DIRECTIVE
Copy everything in the data below exactly except the pictures.

DATASET EXCERPT
>> Begin
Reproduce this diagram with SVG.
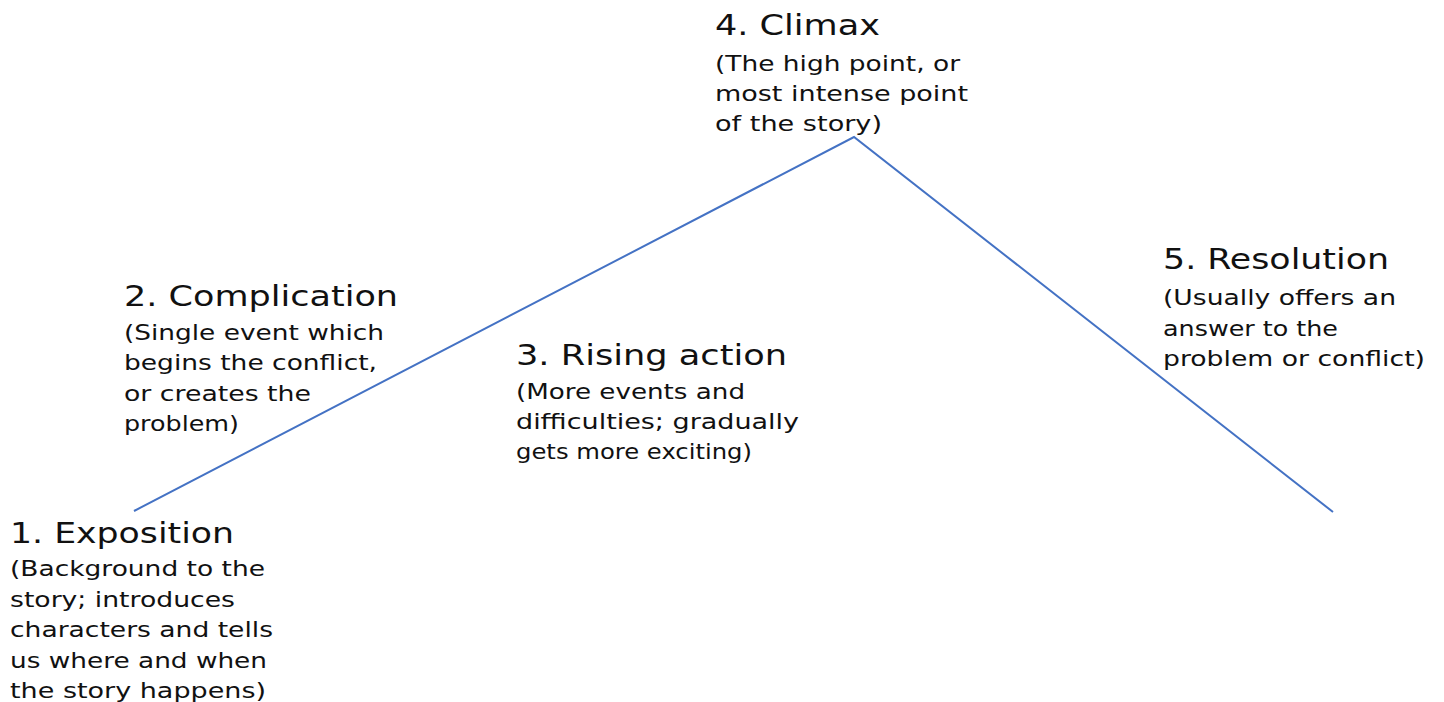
<svg xmlns="http://www.w3.org/2000/svg" width="1444" height="702" viewBox="0 0 1444 702">
<style>
.t{font-family:"DejaVu Sans","Liberation Sans",sans-serif;font-size:29px;fill:#111}
.b{font-family:"DejaVu Sans","Liberation Sans",sans-serif;font-size:21px;fill:#111}
.ln{fill:none;stroke:#4472C4;stroke-width:2}
</style>
<rect width="1444" height="702" fill="#fff"/>
<g id="connectors">
<polyline class="ln" points="134,511 854,137 1333,512"/>
</g>
<g id="n1">
<text class="t" x="10" y="543" textLength="224" lengthAdjust="spacingAndGlyphs">1. Exposition</text>
<text class="b" x="10" y="576" textLength="255" lengthAdjust="spacingAndGlyphs">(Background to the</text>
<text class="b" x="10" y="607" textLength="225" lengthAdjust="spacingAndGlyphs">story; introduces</text>
<text class="b" x="10" y="637" textLength="263" lengthAdjust="spacingAndGlyphs">characters and tells</text>
<text class="b" x="10" y="668" textLength="257" lengthAdjust="spacingAndGlyphs">us where and when</text>
<text class="b" x="10" y="698" textLength="256" lengthAdjust="spacingAndGlyphs">the story happens)</text>
</g>
<g id="n2">
<text class="t" x="124" y="306" textLength="274" lengthAdjust="spacingAndGlyphs">2. Complication</text>
<text class="b" x="124" y="340" textLength="260" lengthAdjust="spacingAndGlyphs">(Single event which</text>
<text class="b" x="124" y="370" textLength="253" lengthAdjust="spacingAndGlyphs">begins the conflict,</text>
<text class="b" x="124" y="401" textLength="187" lengthAdjust="spacingAndGlyphs">or creates the</text>
<text class="b" x="124" y="431" textLength="115" lengthAdjust="spacingAndGlyphs">problem)</text>
</g>
<g id="n3">
<text class="t" x="516" y="365" textLength="271" lengthAdjust="spacingAndGlyphs">3. Rising action</text>
<text class="b" x="516" y="399" textLength="229" lengthAdjust="spacingAndGlyphs">(More events and</text>
<text class="b" x="516" y="429" textLength="283" lengthAdjust="spacingAndGlyphs">difficulties; gradually</text>
<text class="b" x="516" y="459" textLength="236" lengthAdjust="spacingAndGlyphs">gets more exciting)</text>
</g>
<g id="n4">
<text class="t" x="715" y="35" textLength="165" lengthAdjust="spacingAndGlyphs">4. Climax</text>
<text class="b" x="715" y="71" textLength="245" lengthAdjust="spacingAndGlyphs">(The high point, or</text>
<text class="b" x="715" y="101" textLength="253" lengthAdjust="spacingAndGlyphs">most intense point</text>
<text class="b" x="715" y="131" textLength="167" lengthAdjust="spacingAndGlyphs">of the story)</text>
</g>
<g id="n5">
<text class="t" x="1163" y="269" textLength="226" lengthAdjust="spacingAndGlyphs">5. Resolution</text>
<text class="b" x="1163" y="305" textLength="233" lengthAdjust="spacingAndGlyphs">(Usually offers an</text>
<text class="b" x="1163" y="336" textLength="175" lengthAdjust="spacingAndGlyphs">answer to the</text>
<text class="b" x="1163" y="366" textLength="262" lengthAdjust="spacingAndGlyphs">problem or conflict)</text>
</g>
</svg>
>> End
RESPONSE TO THE TASK
Reproduce this diagram with SVG.
<svg xmlns="http://www.w3.org/2000/svg" width="1444" height="702" viewBox="0 0 1444 702">
<style>
.t{font-family:"DejaVu Sans","Liberation Sans",sans-serif;font-size:29px;fill:#111}
.b{font-family:"DejaVu Sans","Liberation Sans",sans-serif;font-size:21px;fill:#111}
.ln{fill:none;stroke:#4472C4;stroke-width:2}
</style>
<rect width="1444" height="702" fill="#fff"/>
<g id="connectors">
<polyline class="ln" points="134,511 854,137 1333,512"/>
</g>
<g id="n1">
<text class="t" x="10" y="543" textLength="224" lengthAdjust="spacingAndGlyphs">1. Exposition</text>
<text class="b" x="10" y="576" textLength="255" lengthAdjust="spacingAndGlyphs">(Background to the</text>
<text class="b" x="10" y="607" textLength="225" lengthAdjust="spacingAndGlyphs">story; introduces</text>
<text class="b" x="10" y="637" textLength="263" lengthAdjust="spacingAndGlyphs">characters and tells</text>
<text class="b" x="10" y="668" textLength="257" lengthAdjust="spacingAndGlyphs">us where and when</text>
<text class="b" x="10" y="698" textLength="256" lengthAdjust="spacingAndGlyphs">the story happens)</text>
</g>
<g id="n2">
<text class="t" x="124" y="306" textLength="274" lengthAdjust="spacingAndGlyphs">2. Complication</text>
<text class="b" x="124" y="340" textLength="260" lengthAdjust="spacingAndGlyphs">(Single event which</text>
<text class="b" x="124" y="370" textLength="253" lengthAdjust="spacingAndGlyphs">begins the conflict,</text>
<text class="b" x="124" y="401" textLength="187" lengthAdjust="spacingAndGlyphs">or creates the</text>
<text class="b" x="124" y="431" textLength="115" lengthAdjust="spacingAndGlyphs">problem)</text>
</g>
<g id="n3">
<text class="t" x="516" y="365" textLength="271" lengthAdjust="spacingAndGlyphs">3. Rising action</text>
<text class="b" x="516" y="399" textLength="229" lengthAdjust="spacingAndGlyphs">(More events and</text>
<text class="b" x="516" y="429" textLength="283" lengthAdjust="spacingAndGlyphs">difficulties; gradually</text>
<text class="b" x="516" y="459" textLength="236" lengthAdjust="spacingAndGlyphs">gets more exciting)</text>
</g>
<g id="n4">
<text class="t" x="715" y="35" textLength="165" lengthAdjust="spacingAndGlyphs">4. Climax</text>
<text class="b" x="715" y="71" textLength="245" lengthAdjust="spacingAndGlyphs">(The high point, or</text>
<text class="b" x="715" y="101" textLength="253" lengthAdjust="spacingAndGlyphs">most intense point</text>
<text class="b" x="715" y="131" textLength="167" lengthAdjust="spacingAndGlyphs">of the story)</text>
</g>
<g id="n5">
<text class="t" x="1163" y="269" textLength="226" lengthAdjust="spacingAndGlyphs">5. Resolution</text>
<text class="b" x="1163" y="305" textLength="233" lengthAdjust="spacingAndGlyphs">(Usually offers an</text>
<text class="b" x="1163" y="336" textLength="175" lengthAdjust="spacingAndGlyphs">answer to the</text>
<text class="b" x="1163" y="366" textLength="262" lengthAdjust="spacingAndGlyphs">problem or conflict)</text>
</g>
</svg>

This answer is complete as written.